First, we’ll look at the code for generating a data file for the Monte Carlo simulation, given the desired number of darts. The resulting file consisting the x- and y-coordinates of each dart along with a boolean flag indicating whether or not the dart landed inside the circle.

//> using scala 3.3.6
//> using dep "com.lihaoyi::mainargs:0.7.6"

import mainargs.{main, arg, ParserForMethods}
import java.nio.file.{Path, Files, StandardOpenOption}
import java.nio.charset.StandardCharsets

object GenerateDarts:

  def main(args: Array[String]): Unit = ParserForMethods(this).runOrExit(args.toIndexedSeq)

  @main(doc = "Generate random darts for Monte Carlo simulation")
  def run(
    @arg(short = 'n', doc = "Number of darts to generate") n: Int = 1000000,
    @arg(short = 'o', doc = "Output CSV file") output: String = "darts.csv"
  ): Unit =
    
    val random = scala.util.Random

    Files.writeString(Path.of(output), s"x,y,inside\n", StandardCharsets.UTF_8)

    (1 to n).foreach: i =>
      val x = random.nextDouble() * 2 - 1
      val y = random.nextDouble() * 2 - 1
      val inside = x * x + y * y <= 1
      Files.writeString(Path.of(output), s"$x,$y,$inside\n", StandardCharsets.UTF_8, StandardOpenOption.APPEND)

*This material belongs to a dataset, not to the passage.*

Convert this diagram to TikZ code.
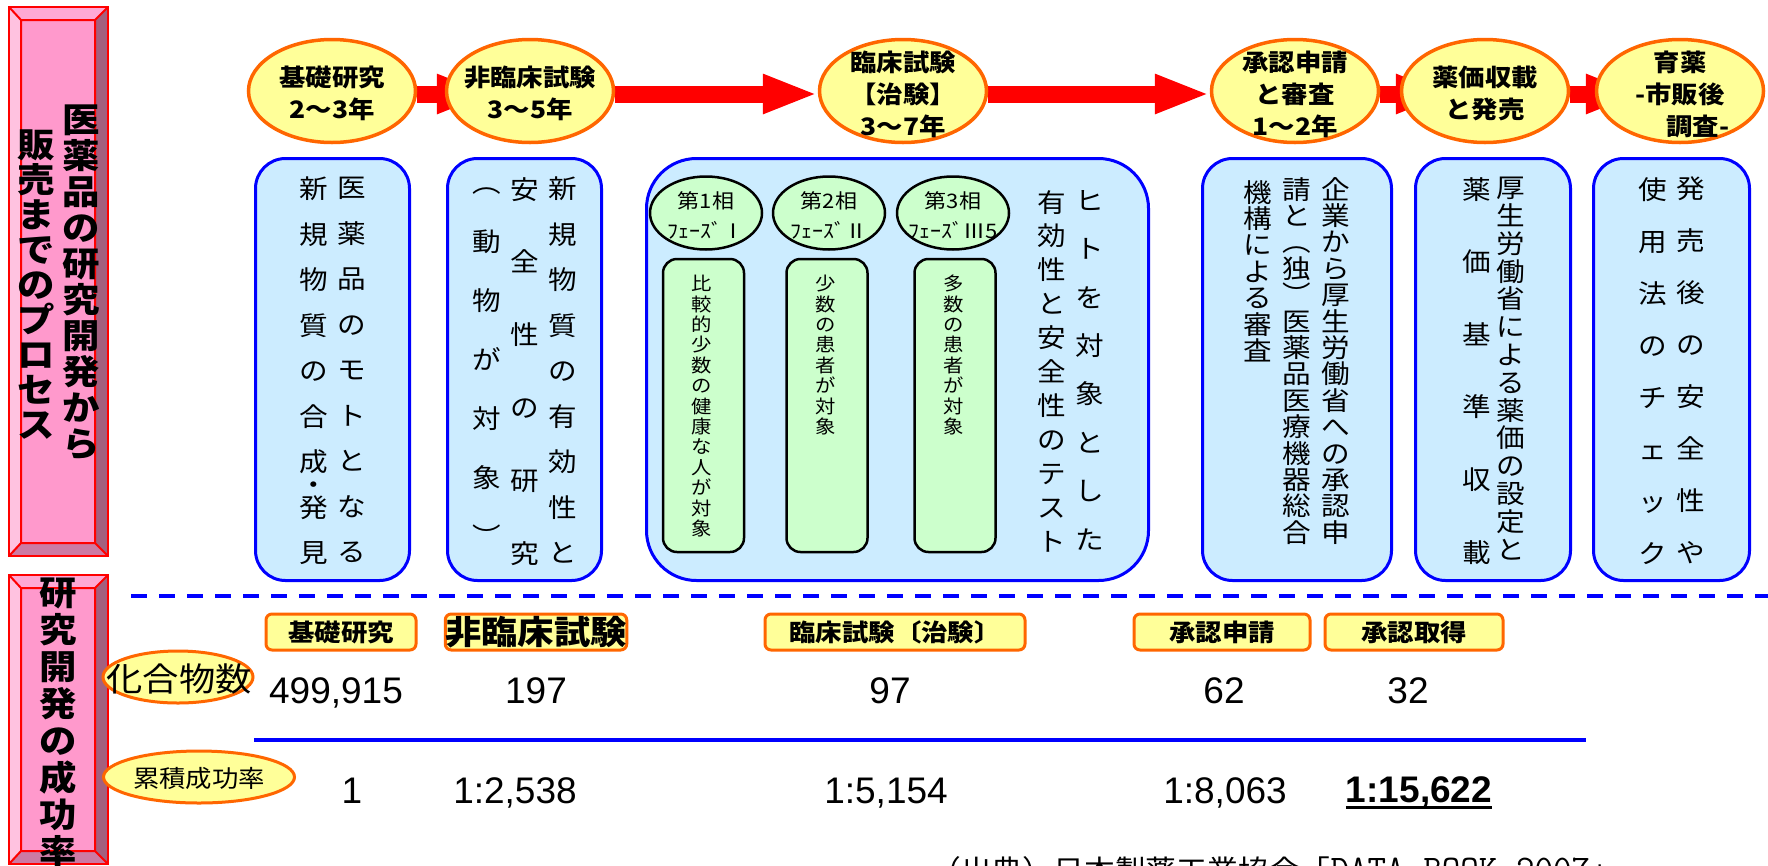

    println(s"Generated $n darts and saved to $output")

Next, we’ll look at the code for estimating the area of a circle using the Smile library for statistical computing and machine learning in Scala. In particular, our code loads dataframes representing the points where the darts landed and figures the area of the circle from the ratio of darts that landed inside the circle to the total number of darts.

//> using scala 3.3.6
//> using dep "com.lihaoyi::mainargs:0.7.6"
//> using dep "com.github.haifengl::smile-scala:4.3.0"
//> using dep "org.slf4j:slf4j-simple:2.0.17"

import mainargs.{main, arg, ParserForMethods}
import java.nio.file.{Path, Files}
import java.nio.charset.StandardCharsets
import smile.data.DataFrame
import smile.io.Read
import org.apache.commons.csv.CSVFormat

object EstimateArea:

  def main(args: Array[String]): Unit = ParserForMethods(this).runOrExit(args.toIndexedSeq)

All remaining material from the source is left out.